Tara: “Mind your business.”
John: “Mind your business.” Very, very great. All right, so mind your business. Say a little bit about the name of your company and what we should all think about when we think about Meddlers.
Tara: Meddlers is the second name of the company, and it’s actually something that we did as a result of my involvement with Influence Ecology, is rebranding the company. And the reason we chose Meddlers is—what we do is—we come into the business and we help you get into those points in the business that might feel a little uncomfortable, that might feel a little bit like we’re going someplace we shouldn’t go.
And we’re doing that because what we’re trying to help our clients do is understand those elements of their business that maybe they don’t want to talk about, maybe they don’t want to even look at, and help them look at those things in a way that unlocks what might be holding them back.
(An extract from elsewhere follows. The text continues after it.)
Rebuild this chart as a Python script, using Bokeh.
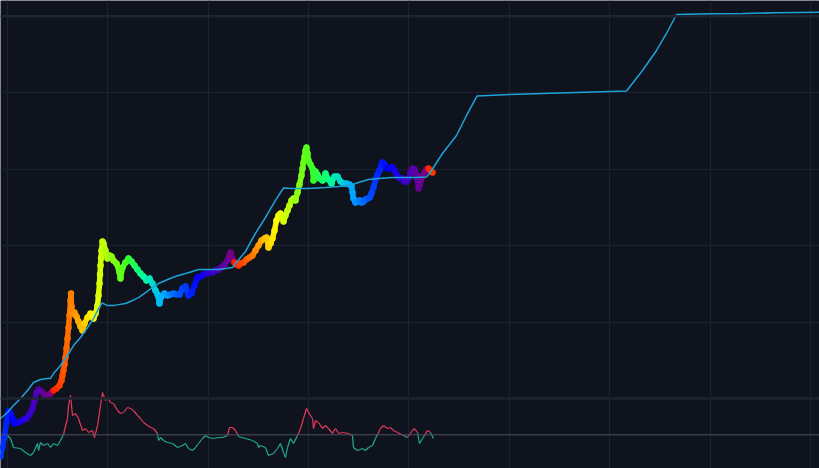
import numpy as np
from bokeh.plotting import figure
from bokeh.models import Range1d, LinearScale, Grid, FixedTicker, Span, ColumnDataSource
from bokeh.embed import file_html
from bokeh.resources import INLINE

# ---------------- data ----------------
halving_years = [2009.01, 2012.91, 2016.52, 2020.36, 2024.30]

price_years = [
    2011.867, 2011.906, 2011.946, 2011.986, 2012.026, 2012.066, 2012.106, 2012.145, 2012.205, 2012.265,
    2012.325, 2012.385, 2012.444, 2012.504, 2012.544, 2012.584, 2012.624, 2012.683, 2012.743, 2012.803,
    2012.863, 2012.922, 2012.982, 2013.042, 2013.082, 2013.101, 2013.121, 2013.141, 2013.161, 2013.181,
    2013.201, 2013.221, 2013.241, 2013.261, 2013.271, 2013.281, 2013.301, 2013.341, 2013.381, 2013.420,
    2013.460, 2013.500, 2013.540, 2013.600, 2013.659, 2013.719, 2013.759, 2013.799, 2013.819, 2013.839,
    2013.849, 2013.859, 2013.869, 2013.878, 2013.898, 2013.918, 2013.958, 2013.998, 2014.038, 2014.078,
    2014.117, 2014.177, 2014.237, 2014.257, 2014.297, 2014.356, 2014.416, 2014.476, 2014.536, 2014.595,
    2014.655, 2014.715, 2014.775, 2014.835, 2014.894, 2014.954, 2014.994, 2015.034, 2015.073, 2015.133,
    2015.193, 2015.253, 2015.312, 2015.372, 2015.432, 2015.492, 2015.552, 2015.611, 2015.671, 2015.731,
    2015.791, 2015.851, 2015.910, 2015.970, 2016.030, 2016.090, 2016.149, 2016.209, 2016.269, 2016.329,
    2016.389, 2016.428, 2016.448, 2016.488, 2016.528, 2016.568, 2016.608, 2016.647, 2016.707, 2016.767,
    2016.827, 2016.887, 2016.946, 2017.006, 2017.066, 2017.126, 2017.165, 2017.205, 2017.245, 2017.285,
    2017.325, 2017.364, 2017.404, 2017.444, 2017.484, 2017.504, 2017.544, 2017.584, 2017.623, 2017.663,
    2017.703, 2017.743, 2017.783, 2017.823, 2017.862, 2017.882, 2017.902, 2017.922, 2017.942, 2017.962,
    2017.982, 2018.002, 2018.042, 2018.081, 2018.101, 2018.141, 2018.181, 2018.221, 2018.281, 2018.340,
    2018.400, 2018.460, 2018.520, 2018.580, 2018.640, 2018.699, 2018.759, 2018.819, 2018.859, 2018.879,
    2018.898, 2018.938, 2018.978, 2019.018, 2019.058, 2019.097, 2019.137, 2019.177, 2019.217, 2019.257,
    2019.297, 2019.337, 2019.376, 2019.416, 2019.456, 2019.476, 2019.516, 2019.556, 2019.595, 2019.635,
    2019.675, 2019.715, 2019.755, 2019.795, 2019.834, 2019.874, 2019.914, 2019.954, 2019.994, 2020.034,
    2020.074, 2020.113, 2020.153, 2020.173, 2020.193, 2020.213, 2020.233, 2020.273, 2020.312, 2020.352,
    2020.392, 2020.432, 2020.472,
]
price_usd = [
    1.75, 2.29, 3.28, 4.85, 6.76, 6.36, 5.47, 4.71, 4.85, 5.00,
    5.31, 5.47, 6.18, 7.40, 9.42, 12.0, 13.1, 12.4, 11.3, 10.6,
    11.6, 12.7, 13.5, 14.8, 17.2, 20.0, 23.3, 27.8, 34.4, 45.1,
    61.0, 84.9, 122, 191, 236, 160, 129, 133, 118, 102,
    87.3, 77.5, 95.7, 115, 129, 111, 129, 164, 222, 319,
    419, 549, 688, 862, 1130, 1065, 862, 677, 742, 720,
    638, 583, 445, 371, 516, 601, 677, 619, 549, 486,
    431, 394, 349, 371, 319, 258, 229, 175, 216, 236,
    222, 229, 236, 229, 229, 275, 292, 222, 236, 301,
    382, 394, 419, 431, 445, 445, 472, 486, 516, 565,
    638, 742, 811, 677, 601, 565, 549, 583, 601, 658,
    698, 742, 862, 1002, 1165, 1239, 1277, 945, 1065, 1239,
    1574, 2128, 2472, 2627, 2330, 2065, 2472, 2880, 3340, 3890,
    4130, 3890, 4950, 6290, 8240, 10190, 12200, 14620, 17500, 19170,
    16000, 12970, 11490, 10190, 7100, 9310, 8510, 7530, 7100, 8770,
    7310, 6490, 8000, 8000, 6890, 6490, 6490, 6290, 5930, 4950,
    4130, 3660, 3770, 3890, 3660, 3770, 4010, 4130, 4254, 4800,
    5750, 7310, 8510, 9600, 11490, 12200, 11490, 10500, 10190, 10500,
    10500, 9600, 8510, 7770, 7530, 7530, 6890, 6890, 7530, 9040,
    10190, 9890, 8510, 7100, 5570, 6110, 6890, 8000, 9040, 9890,
    10190, 9600, 9040,
]

model_years = [
    2011.867, 2012.006, 2012.126, 2012.265, 2012.404, 2012.524, 2012.663, 2012.803, 2012.863, 2012.922,
    2013.062, 2013.201, 2013.321, 2013.460, 2013.600, 2013.719, 2013.819, 2013.888, 2013.998, 2014.117,
    2014.217, 2014.356, 2014.496, 2014.615, 2014.755, 2014.894, 2015.014, 2015.153, 2015.293, 2015.412,
    2015.552, 2015.691, 2015.811, 2015.950, 2016.090, 2016.209, 2016.349, 2016.488, 2016.548, 2016.747,
    2016.946, 2017.145, 2017.344, 2017.484, 2017.504, 2017.683, 2018.002, 2018.340, 2018.600, 2018.879,
    2018.998, 2019.197, 2019.396, 2019.675, 2019.934, 2020.133, 2020.352, 2020.412, 2020.671, 2020.950,
    2021.169, 2021.358, 2022.006, 2022.663, 2023.340, 2023.998, 2024.337, 2024.655, 2024.934, 2025.133,
    2025.333, 2025.990, 2026.647, 2027.324, 2028.181,
]
model_usd = [
    5.47, 6.56, 8.10, 10.0, 12.7, 16.2, 17.7, 18.3, 18.3, 21.2,
    27.0, 36.5, 49.3, 62.8, 84.9, 111, 150, 178, 164, 164,
    169, 175, 191, 209, 243, 283, 319, 349, 382, 406,
    431, 458, 486, 486, 486, 486, 501, 516, 583, 838,
    1440, 2330, 3890, 5410, 5660, 5570, 5570, 5750, 5930, 6290,
    6680, 7310, 7530, 7770, 7770, 7770, 7890, 8770, 16000, 27500,
    53300, 90300, 94600, 97500, 100500, 103500, 105100, 195000, 356000, 594000,
    1052000, 1074000, 1083000, 1107000, 1127000,
]

osc_years = [
    2011.867, 2011.926, 2012.006, 2012.066, 2012.126, 2012.265, 2012.365, 2012.464, 2012.524, 2012.604,
    2012.624, 2012.663, 2012.723, 2012.803, 2012.863, 2012.922, 2013.002, 2013.062, 2013.121, 2013.201,
    2013.221, 2013.261, 2013.301, 2013.361, 2013.420, 2013.500, 2013.560, 2013.620, 2013.699, 2013.739,
    2013.799, 2013.859, 2013.898, 2013.958, 2013.998, 2014.058, 2014.117, 2014.197, 2014.257, 2014.317,
    2014.396, 2014.456, 2014.516, 2014.596, 2014.655, 2014.715, 2014.795, 2014.855, 2014.914, 2014.994,
    2015.014, 2015.054, 2015.113, 2015.193, 2015.293, 2015.392, 2015.492, 2015.552, 2015.611, 2015.691,
    2015.751, 2015.811, 2015.890, 2015.950, 2016.010, 2016.109, 2016.209, 2016.289, 2016.389, 2016.428,
    2016.488, 2016.548, 2016.588, 2016.608, 2016.747, 2016.886, 2016.986, 2017.006, 2017.046, 2017.145,
    2017.205, 2017.305, 2017.384, 2017.444, 2017.504, 2017.544, 2017.583, 2017.643, 2017.703, 2017.783,
    2017.843, 2017.902, 2017.962, 2018.002, 2018.081, 2018.101, 2018.141, 2018.201, 2018.281, 2018.340,
    2018.400, 2018.480, 2018.540, 2018.600, 2018.679, 2018.799, 2018.878, 2018.898, 2018.978, 2019.078,
    2019.137, 2019.197, 2019.277, 2019.336, 2019.376, 2019.436, 2019.496, 2019.576, 2019.635, 2019.695,
    2019.775, 2019.894, 2019.974, 2020.074, 2020.113, 2020.173, 2020.213, 2020.273, 2020.313, 2020.372,
    2020.432, 2020.492,
]
osc_values = [
    -2.07, -1.07, -0.07, -0.37, -1.27, -1.37, -1.77, -2.07, -1.77, -0.87,
    -1.57, -0.77, -1.07, -0.87, -1.27, -0.87, -1.07, -0.57, 0.03, 1.63,
    2.93, 3.93, 1.93, 2.13, 1.63, 0.43, 0.63, 0.23, 0.43, -0.27,
    0.93, 2.93, 4.23, 3.43, 3.73, 3.23, 3.13, 2.43, 2.13, 2.23,
    2.73, 2.63, 2.43, 1.93, 1.63, 1.23, 0.93, 0.73, 0.63, 0.13,
    -0.57, -0.27, -0.57, -0.77, -0.87, -1.27, -1.07, -0.87, -1.37, -1.57,
    -1.27, -0.87, -0.37, -0.07, -0.27, -0.37, -0.27, -0.27, -0.07, 0.73,
    0.73, 0.43, 0.03, -0.17, -0.37, -0.57, -0.87, -1.27, -1.07, -1.27,
    -2.07, -1.87, -1.37, -0.87, -1.77, -2.27, -1.27, -0.37, -0.87, -0.07,
    0.63, 1.63, 2.63, 2.23, 1.63, 0.63, 1.43, 1.23, 0.63, 0.93,
    0.63, 0.13, 0.63, 0.13, 0.23, 0.13, -0.07, -1.27, -1.57, -1.37,
    -1.57, -1.27, -1.07, -0.37, 0.03, 0.63, 0.93, 0.63, 0.73, 0.43,
    0.23, -0.07, -0.27, 0.43, 0.63, 0.23, -0.87, -0.37, -0.07, 0.43,
    0.23, -0.37,
]

grid_years = [2012, 2014, 2016, 2018, 2020, 2022, 2024, 2026, 2028]
grid_prices = [10, 100, 1000, 10000, 100000, 1000000]
strong_prices = [10, 1000000]

# ---------------- style ----------------
BG = "#0e131d"
GRID = "#1d2230"
MODEL = "#1ea3d9"
UP = "#e5395b"
DOWN = "#22ab94"
ZERO = "#4e525d"

phase_stops = [0.0, 0.10, 0.22, 0.40, 0.50, 0.60, 0.70, 0.80, 0.90, 1.0]
phase_colors = ["#ff1a00", "#ff8000", "#ffff00", "#40ff20", "#00ff99",
                "#00b4ff", "#0050ff", "#0000ff", "#4400c0", "#80007a"]


def hex_rgb(h):
    h = h.lstrip("#")
    return [int(h[i:i + 2], 16) for i in (0, 2, 4)]


stop_rgb = np.array([hex_rgb(c) for c in phase_colors], dtype=float)


def cycle_color(t):
    h = np.array(halving_years)
    i = np.clip(np.searchsorted(h, t, side="right") - 1, 0, len(h) - 2)
    ph = (t - h[i]) / (h[i + 1] - h[i])
    rgb = [np.interp(ph, phase_stops, stop_rgb[:, k]) for k in range(3)]
    return "#%02x%02x%02x" % tuple(int(round(v)) for v in rgb)


# ---------------- figure ----------------
W, H = 819, 468
p = figure(width=W, height=H,
           x_range=Range1d(2011.8665, 2028.181),
           y_range=Range1d(1.215, 1.604e6),
           y_axis_type="log",
           x_axis_location=None, y_axis_location=None,
           output_backend="svg", toolbar_location=None,
           min_border=0, background_fill_color=BG, border_fill_color=BG,
           outline_line_color=None)
p.xgrid.visible = False
p.ygrid.visible = False

p.extra_y_ranges = {"osc": Range1d(-3.37, 43.43)}
p.extra_y_scales = {"osc": LinearScale()}

p.add_layout(Grid(dimension=0, ticker=FixedTicker(ticks=grid_years),
                  grid_line_color=GRID, grid_line_width=1))
p.add_layout(Grid(dimension=1, ticker=FixedTicker(ticks=grid_prices),
                  grid_line_color=GRID, grid_line_width=1))
for lvl in strong_prices:
    p.add_layout(Span(location=lvl, dimension="width", line_color="#1f2431", line_width=2.5))

p.add_layout(Span(location=0, dimension="width", y_range_name="osc",
                  line_color=ZERO, line_width=1))

# oscillator
ox = np.array(osc_years)
ov = np.array(osc_values)
mid = (ov[:-1] + ov[1:]) / 2
osrc = ColumnDataSource(dict(x0=ox[:-1], x1=ox[1:], y0=ov[:-1], y1=ov[1:],
                             c=[UP if m >= 0 else DOWN for m in mid]))
p.segment(x0="x0", y0="y0", x1="x1", y1="y1", line_color="c", line_width=1.2,
          y_range_name="osc", source=osrc)

# price
px = np.array(price_years)
py = np.array(price_usd)
pcol = [cycle_color(t) for t in px]
seg = ColumnDataSource(dict(x0=px[:-1], x1=px[1:], y0=py[:-1], y1=py[1:], c=pcol[:-1]))
p.segment(x0="x0", y0="y0", x1="x1", y1="y1", line_color="c", line_width=5.5,
          line_cap="round", source=seg)
psrc = ColumnDataSource(dict(x=px, y=py, c=pcol))
p.scatter("x", "y", source=psrc, size=6.5, fill_color="c", line_color=None)

# model line
p.line(model_years, model_usd, line_color=MODEL, line_width=1.5)

open("out.html", "w").write(file_html(p, INLINE))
And so, what we want to do is help them mind their own business. We help them at the beginning, and eventually they’re helping themselves. And so that’s why the tagline, “Mind your business.”
John: You mentioned that you rebranded during your participation with Influence Ecology. Say a little bit about why you got into studying with Influence Ecology.
Tara: Somebody who was in the program recommended me and I started having conversations and I really, at first, was doing it because what I wanted to do was grow my business and be thoughtful about how I started this endeavor of what has now become Meddlers and a growing business. At the time, I had just started and really felt a little intimidated by all the things that I would need to be able to do to run a business.
And I wanted a structure to think about all of that. I got into it, and in my conversations at the beginning of the program, I realized that it wasn’t just about my business. It was about all these other areas of my life which I was completely convinced were completely fine and there were no issues—”I don’t have any issues with my money, or my house, or any other thing.” And what I quickly realized is that all of these things were related, and to make sure I was doing the right thing for my business I would have to think about all of the things I wanted to do for my family, for my health, for my finances, and that they were all actually connected.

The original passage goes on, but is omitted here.